Cumhurbaşkanı Erdoğan, şu değerlendirmelerde bulundu:

"Bu vatanın ekmeğini yiyen, havasını soluyan, bugün bu topraklar üzerinde özgürce yaşayan hiç kimsenin İstiklal Marşı ile sorunu olamaz. Bu milletin hiçbir ferdi İstiklal Marşı'ndan rahatsızlık duyamaz. Özellikle de milletin emanetini taşıyan insanların böyle bir hakkı yoktur. İstiklal Marşı, Türk'üyle, Kürt'üyle, Çerkez'iyle, Arap'ıyla, Alevi'si, Sünni'si, Laz'ıyla 84 milyonun ortak değeri, ortak paydasıdır. İstiklal Marşı milletimizin birlik beraberlik ve kardeşliğinin çimentosudur.
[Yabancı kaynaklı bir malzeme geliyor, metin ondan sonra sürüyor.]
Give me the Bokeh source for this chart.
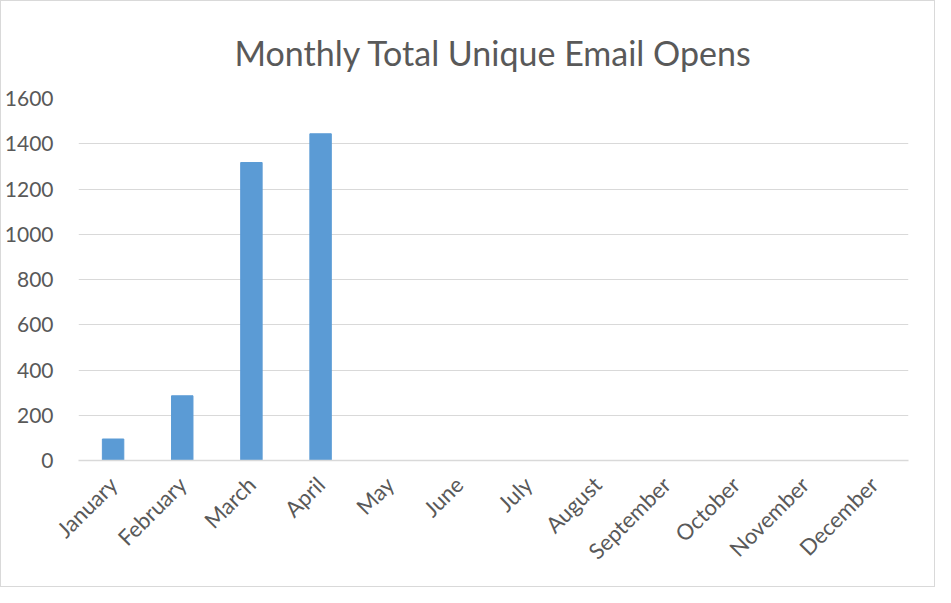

Bölgemizde son yıllarda yaşanan hadiseler bu gerçeği bize bir kez daha hatırlatmıştır."

- "Mabetlerimizin göğsüne namahrem elini asla değdirmedik"

Erdoğan, emperyalistlerin masa başında cetvelle çizdikleri sınırların en küçük bir sarsıntıda silinip gittiğini vurguladı.

Kader birliği yerine, menfaat birliğiyle varlıklarını sürdürmeye çalışan toplulukların, fitne rüzgarlarından kendilerini kurtaramadıklarına dikkati çeken Erdoğan, şunları kaydetti:

"Türkiye ve Türk milleti olarak bekamıza tüm girişimleri, hamdolsun başarıyla püskürttük. İnsanlarımızı etnik kimliği, mezhebi, meşrebi üzerinden parçalamaya yönelik bütün senaryoları boşa çıkardık. 40 yıldır, kardeşi kardeşe kırdırmaya çalışan PKK belasının hedeflerine ulaşmasına fırsat vermedik. Sınırlarımıza kadar dayanan DEAŞ projesinin kök salmasına rıza göstermedik. Aynı şekilde 15 Temmuz gecesi FETÖ ihanet çetesi eliyle ülkemizi işgale yeltenen müstevlilere sokakları, meydanları hep birlikte dar ettik. Can verdik, canımızdan azizi bildiğimiz evlatlarımızı kara toprağa verdik ama mabetlerimizin göğsüne namahrem elini asla değdirmedik. Ezanlarımızın minarelerimizden eksilmesine, bağımsızlığımızın timsali ay yıldızlı al bayrağımızın gönderden indirilmesine müsaade etmedik. İnşallah bundan sonra da aynı inanç ve kararlılıkla hedeflerimize yürümeyi sürdüreceğiz."